» **What to produce**:
Among the entries that follow, tally the lines with the string "this". Give no more than the number.

» **Dataset rows**:
━━━━━━━━━━━━━━━━━━━━━━━━━━━━━━
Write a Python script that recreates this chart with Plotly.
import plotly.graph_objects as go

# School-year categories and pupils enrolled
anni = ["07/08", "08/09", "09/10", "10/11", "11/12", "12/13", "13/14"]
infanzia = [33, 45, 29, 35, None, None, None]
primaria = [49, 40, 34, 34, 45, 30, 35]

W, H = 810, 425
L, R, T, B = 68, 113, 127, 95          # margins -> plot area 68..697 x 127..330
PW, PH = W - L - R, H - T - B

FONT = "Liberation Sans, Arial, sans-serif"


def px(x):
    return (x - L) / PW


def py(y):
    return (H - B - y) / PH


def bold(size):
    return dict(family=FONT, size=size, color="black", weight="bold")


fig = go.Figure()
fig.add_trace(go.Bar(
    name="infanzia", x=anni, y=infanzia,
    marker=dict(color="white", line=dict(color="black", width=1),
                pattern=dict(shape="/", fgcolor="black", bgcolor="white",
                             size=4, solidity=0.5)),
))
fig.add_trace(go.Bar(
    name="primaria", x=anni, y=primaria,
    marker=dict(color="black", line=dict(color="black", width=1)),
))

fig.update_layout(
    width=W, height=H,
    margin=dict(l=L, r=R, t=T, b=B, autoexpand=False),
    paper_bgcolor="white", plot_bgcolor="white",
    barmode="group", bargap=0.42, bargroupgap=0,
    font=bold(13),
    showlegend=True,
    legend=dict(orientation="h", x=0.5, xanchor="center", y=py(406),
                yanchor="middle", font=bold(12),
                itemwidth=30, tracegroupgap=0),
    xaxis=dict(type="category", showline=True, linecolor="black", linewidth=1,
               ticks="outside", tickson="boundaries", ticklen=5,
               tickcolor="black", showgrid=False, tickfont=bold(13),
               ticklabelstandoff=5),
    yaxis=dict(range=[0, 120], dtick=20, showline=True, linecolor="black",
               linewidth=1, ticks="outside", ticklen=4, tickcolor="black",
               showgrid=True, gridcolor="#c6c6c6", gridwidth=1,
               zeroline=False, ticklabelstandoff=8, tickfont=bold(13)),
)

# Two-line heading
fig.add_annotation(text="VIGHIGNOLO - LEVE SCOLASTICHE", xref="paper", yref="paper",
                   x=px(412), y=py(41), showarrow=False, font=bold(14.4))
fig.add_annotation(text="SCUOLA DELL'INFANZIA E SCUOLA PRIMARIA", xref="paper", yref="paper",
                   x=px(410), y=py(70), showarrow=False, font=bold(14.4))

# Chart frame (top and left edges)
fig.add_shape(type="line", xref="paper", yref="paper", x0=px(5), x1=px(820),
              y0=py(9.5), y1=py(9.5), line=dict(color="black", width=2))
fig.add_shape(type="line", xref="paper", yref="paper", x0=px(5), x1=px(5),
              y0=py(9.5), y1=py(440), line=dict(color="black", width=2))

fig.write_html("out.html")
━━━━━━━━━━━━━━━━━━━━━━━━━━━━━━
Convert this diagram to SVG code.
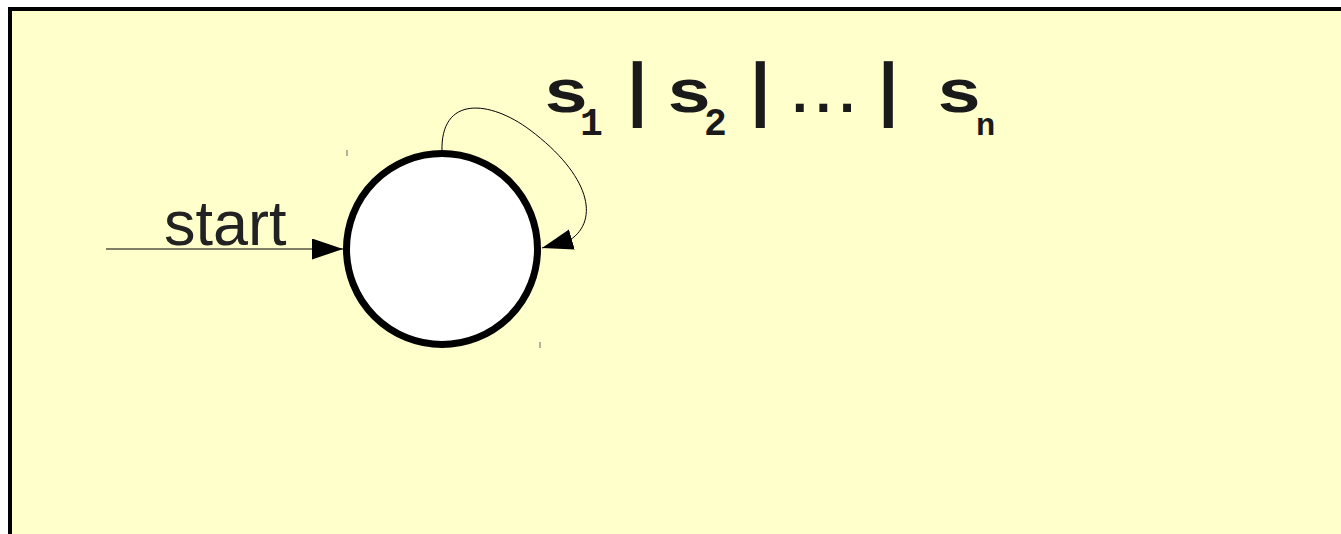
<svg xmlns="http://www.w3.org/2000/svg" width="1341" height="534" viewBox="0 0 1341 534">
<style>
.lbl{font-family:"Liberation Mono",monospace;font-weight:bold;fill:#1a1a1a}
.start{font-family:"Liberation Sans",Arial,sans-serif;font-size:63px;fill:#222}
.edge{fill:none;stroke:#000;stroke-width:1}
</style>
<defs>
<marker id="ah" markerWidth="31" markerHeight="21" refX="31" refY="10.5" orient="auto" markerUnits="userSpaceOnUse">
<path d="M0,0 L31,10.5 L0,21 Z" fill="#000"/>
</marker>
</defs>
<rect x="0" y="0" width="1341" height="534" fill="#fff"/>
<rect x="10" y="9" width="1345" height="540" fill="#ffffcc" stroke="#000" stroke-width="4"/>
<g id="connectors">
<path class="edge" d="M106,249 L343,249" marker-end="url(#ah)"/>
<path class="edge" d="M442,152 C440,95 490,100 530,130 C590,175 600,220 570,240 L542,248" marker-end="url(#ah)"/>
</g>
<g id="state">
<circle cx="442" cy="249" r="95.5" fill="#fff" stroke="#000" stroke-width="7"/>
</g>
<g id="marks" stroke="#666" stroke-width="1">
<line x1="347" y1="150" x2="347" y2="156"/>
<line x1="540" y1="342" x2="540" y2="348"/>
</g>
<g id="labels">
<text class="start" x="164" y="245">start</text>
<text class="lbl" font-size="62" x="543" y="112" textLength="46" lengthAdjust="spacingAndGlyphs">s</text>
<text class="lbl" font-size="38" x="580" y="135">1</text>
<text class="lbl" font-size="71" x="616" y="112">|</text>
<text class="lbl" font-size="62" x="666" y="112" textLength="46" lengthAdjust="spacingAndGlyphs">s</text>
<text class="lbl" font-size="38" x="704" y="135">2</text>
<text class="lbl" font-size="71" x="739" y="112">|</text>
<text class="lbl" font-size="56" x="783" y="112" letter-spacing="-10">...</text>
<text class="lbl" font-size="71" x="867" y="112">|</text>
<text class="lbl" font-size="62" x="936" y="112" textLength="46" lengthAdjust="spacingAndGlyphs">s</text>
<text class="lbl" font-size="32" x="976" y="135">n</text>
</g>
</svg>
━━━━━━━━━━━━━━━━━━━━━━━━━━━━━━
» **Written response**:
2